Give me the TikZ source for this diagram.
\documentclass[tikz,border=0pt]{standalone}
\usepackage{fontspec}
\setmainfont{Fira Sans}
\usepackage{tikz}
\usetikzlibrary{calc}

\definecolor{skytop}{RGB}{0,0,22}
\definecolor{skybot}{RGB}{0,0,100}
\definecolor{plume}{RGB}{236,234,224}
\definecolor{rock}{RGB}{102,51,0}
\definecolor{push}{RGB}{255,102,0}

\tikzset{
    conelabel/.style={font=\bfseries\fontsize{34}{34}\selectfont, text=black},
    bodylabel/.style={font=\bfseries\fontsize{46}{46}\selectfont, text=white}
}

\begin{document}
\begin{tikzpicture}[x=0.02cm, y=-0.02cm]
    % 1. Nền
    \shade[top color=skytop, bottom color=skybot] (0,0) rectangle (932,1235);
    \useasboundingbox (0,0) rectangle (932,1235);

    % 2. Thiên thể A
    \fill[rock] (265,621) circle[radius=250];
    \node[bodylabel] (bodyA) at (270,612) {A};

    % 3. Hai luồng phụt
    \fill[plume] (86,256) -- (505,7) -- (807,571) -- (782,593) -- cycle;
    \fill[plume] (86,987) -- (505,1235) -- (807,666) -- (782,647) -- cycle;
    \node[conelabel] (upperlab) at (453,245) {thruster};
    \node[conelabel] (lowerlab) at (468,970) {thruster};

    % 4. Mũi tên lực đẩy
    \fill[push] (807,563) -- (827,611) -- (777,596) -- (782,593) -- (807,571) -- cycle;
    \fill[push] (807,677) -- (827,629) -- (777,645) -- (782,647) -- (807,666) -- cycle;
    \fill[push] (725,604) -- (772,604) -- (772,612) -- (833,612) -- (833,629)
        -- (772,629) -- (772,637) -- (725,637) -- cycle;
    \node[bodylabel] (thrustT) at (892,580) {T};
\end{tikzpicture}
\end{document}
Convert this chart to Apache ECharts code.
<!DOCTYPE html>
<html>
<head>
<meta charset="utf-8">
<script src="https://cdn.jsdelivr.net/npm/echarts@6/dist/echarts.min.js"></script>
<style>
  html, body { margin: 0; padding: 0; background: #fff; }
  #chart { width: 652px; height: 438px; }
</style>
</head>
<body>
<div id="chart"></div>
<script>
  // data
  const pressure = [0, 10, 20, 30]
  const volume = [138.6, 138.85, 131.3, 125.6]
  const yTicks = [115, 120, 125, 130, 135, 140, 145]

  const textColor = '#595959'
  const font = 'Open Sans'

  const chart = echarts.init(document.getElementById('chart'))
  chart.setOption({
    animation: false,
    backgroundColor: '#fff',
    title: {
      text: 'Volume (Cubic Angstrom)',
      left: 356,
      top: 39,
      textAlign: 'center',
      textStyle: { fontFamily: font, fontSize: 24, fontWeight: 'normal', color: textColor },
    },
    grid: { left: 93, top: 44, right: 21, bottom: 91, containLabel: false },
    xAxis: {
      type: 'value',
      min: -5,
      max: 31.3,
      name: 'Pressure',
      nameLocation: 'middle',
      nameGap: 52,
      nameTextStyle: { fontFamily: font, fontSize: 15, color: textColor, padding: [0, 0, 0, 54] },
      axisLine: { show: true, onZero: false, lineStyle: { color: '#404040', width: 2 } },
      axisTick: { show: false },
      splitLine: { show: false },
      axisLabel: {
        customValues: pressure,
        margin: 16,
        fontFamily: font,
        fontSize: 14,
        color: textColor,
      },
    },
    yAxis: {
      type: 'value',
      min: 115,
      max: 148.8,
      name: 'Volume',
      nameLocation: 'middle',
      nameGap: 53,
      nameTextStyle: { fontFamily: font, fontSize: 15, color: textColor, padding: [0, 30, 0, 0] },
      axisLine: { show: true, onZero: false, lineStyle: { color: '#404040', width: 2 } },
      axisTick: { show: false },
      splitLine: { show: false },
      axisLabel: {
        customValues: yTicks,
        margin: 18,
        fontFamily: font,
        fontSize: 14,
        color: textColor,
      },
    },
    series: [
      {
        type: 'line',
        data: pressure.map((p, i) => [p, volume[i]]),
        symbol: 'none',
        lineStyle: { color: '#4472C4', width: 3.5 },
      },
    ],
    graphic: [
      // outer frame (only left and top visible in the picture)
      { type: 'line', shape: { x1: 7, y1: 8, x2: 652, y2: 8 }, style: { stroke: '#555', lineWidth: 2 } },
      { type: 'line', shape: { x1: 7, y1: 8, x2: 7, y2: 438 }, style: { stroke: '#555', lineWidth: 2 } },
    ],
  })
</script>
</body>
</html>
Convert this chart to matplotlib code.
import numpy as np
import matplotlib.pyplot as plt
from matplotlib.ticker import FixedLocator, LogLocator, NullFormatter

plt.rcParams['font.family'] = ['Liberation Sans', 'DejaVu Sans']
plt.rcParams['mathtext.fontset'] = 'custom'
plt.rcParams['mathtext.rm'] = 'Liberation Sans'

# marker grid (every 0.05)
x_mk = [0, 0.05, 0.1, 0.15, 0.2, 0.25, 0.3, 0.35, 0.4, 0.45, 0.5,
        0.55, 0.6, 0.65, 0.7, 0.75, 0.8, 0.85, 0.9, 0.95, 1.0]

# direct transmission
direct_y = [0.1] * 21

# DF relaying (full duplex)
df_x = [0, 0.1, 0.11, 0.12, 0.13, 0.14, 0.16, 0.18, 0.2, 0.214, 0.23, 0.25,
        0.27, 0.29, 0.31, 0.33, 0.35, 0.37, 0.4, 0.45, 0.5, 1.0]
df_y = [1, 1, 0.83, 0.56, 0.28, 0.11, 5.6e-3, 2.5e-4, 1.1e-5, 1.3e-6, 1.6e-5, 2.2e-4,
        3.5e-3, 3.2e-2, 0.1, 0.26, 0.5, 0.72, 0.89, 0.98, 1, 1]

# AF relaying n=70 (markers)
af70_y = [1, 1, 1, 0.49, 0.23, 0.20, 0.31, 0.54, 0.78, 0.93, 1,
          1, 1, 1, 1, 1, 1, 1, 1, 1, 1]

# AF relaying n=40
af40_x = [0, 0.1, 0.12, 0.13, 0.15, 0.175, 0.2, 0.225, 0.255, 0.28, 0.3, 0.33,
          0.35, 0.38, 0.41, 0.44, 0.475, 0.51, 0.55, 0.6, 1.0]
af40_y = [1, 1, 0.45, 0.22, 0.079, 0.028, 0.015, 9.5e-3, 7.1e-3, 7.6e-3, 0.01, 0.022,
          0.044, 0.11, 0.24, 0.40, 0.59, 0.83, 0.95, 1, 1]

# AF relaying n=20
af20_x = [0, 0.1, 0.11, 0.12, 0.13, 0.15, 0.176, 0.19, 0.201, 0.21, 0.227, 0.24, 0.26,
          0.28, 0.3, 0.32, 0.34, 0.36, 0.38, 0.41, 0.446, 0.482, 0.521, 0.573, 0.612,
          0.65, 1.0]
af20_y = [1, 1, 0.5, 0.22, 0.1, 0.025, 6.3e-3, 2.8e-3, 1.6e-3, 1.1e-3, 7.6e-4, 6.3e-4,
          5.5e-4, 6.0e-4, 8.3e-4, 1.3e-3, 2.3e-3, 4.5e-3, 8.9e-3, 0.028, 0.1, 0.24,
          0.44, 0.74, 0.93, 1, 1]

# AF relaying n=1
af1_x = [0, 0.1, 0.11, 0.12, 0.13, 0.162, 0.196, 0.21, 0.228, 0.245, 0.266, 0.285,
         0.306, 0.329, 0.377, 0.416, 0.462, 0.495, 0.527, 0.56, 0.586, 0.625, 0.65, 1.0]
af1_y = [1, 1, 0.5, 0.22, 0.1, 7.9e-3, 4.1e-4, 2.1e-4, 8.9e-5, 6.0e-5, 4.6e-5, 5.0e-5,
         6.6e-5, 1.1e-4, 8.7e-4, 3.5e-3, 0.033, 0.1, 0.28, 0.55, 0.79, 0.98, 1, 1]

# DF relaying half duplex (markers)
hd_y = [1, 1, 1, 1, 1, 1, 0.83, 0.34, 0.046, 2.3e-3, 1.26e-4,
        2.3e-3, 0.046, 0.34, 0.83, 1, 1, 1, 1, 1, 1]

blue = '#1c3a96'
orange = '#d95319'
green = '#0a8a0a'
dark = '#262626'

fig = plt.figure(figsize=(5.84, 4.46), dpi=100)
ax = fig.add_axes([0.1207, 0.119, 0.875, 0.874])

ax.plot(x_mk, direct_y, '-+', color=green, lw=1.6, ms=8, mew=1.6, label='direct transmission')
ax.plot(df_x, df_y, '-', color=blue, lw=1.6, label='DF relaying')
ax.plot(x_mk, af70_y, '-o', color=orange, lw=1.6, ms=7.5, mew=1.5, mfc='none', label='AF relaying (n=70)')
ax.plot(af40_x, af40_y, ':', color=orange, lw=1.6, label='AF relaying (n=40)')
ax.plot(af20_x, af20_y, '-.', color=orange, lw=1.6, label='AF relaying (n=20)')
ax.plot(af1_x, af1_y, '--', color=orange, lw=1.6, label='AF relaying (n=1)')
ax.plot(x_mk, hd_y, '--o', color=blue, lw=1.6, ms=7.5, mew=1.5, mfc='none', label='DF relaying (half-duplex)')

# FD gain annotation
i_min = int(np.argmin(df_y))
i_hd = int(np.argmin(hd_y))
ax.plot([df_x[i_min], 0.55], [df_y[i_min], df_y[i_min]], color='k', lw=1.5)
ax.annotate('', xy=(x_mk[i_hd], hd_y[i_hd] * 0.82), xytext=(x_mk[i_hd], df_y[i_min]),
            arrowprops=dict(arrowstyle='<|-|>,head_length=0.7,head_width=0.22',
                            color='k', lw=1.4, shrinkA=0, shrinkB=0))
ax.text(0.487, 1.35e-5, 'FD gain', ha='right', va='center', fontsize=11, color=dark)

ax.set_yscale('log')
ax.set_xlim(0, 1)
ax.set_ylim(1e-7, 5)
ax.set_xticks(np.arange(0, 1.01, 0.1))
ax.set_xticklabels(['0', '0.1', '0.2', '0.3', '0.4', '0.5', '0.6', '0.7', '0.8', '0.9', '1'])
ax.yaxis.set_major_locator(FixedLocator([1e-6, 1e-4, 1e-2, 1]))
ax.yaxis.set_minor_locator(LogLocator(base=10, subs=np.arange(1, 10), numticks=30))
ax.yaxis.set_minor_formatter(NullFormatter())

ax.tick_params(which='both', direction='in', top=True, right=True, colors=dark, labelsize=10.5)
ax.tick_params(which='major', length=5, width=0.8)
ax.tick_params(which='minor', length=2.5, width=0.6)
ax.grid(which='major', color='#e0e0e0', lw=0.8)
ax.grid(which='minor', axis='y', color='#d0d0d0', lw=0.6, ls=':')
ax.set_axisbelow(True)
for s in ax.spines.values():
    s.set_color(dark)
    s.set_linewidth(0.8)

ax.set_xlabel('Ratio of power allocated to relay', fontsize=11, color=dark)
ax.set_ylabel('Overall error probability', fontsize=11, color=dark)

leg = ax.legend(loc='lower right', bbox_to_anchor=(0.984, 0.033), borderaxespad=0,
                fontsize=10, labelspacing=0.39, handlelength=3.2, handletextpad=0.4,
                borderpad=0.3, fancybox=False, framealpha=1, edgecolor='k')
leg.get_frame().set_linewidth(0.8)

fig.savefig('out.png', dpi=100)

---+---

Begin at the top of the records above and quote each line exactly, ending with the line that contains "(bodyA) at (270,612)".

Written reply
Give me the TikZ source for this diagram.
\documentclass[tikz,border=0pt]{standalone}
\usepackage{fontspec}
\setmainfont{Fira Sans}
\usepackage{tikz}
\usetikzlibrary{calc}

\definecolor{skytop}{RGB}{0,0,22}
\definecolor{skybot}{RGB}{0,0,100}
\definecolor{plume}{RGB}{236,234,224}
\definecolor{rock}{RGB}{102,51,0}
\definecolor{push}{RGB}{255,102,0}

\tikzset{
    conelabel/.style={font=\bfseries\fontsize{34}{34}\selectfont, text=black},
    bodylabel/.style={font=\bfseries\fontsize{46}{46}\selectfont, text=white}
}

\begin{document}
\begin{tikzpicture}[x=0.02cm, y=-0.02cm]
    % 1. Nền
    \shade[top color=skytop, bottom color=skybot] (0,0) rectangle (932,1235);
    \useasboundingbox (0,0) rectangle (932,1235);

    % 2. Thiên thể A
    \fill[rock] (265,621) circle[radius=250];
    \node[bodylabel] (bodyA) at (270,612) {A};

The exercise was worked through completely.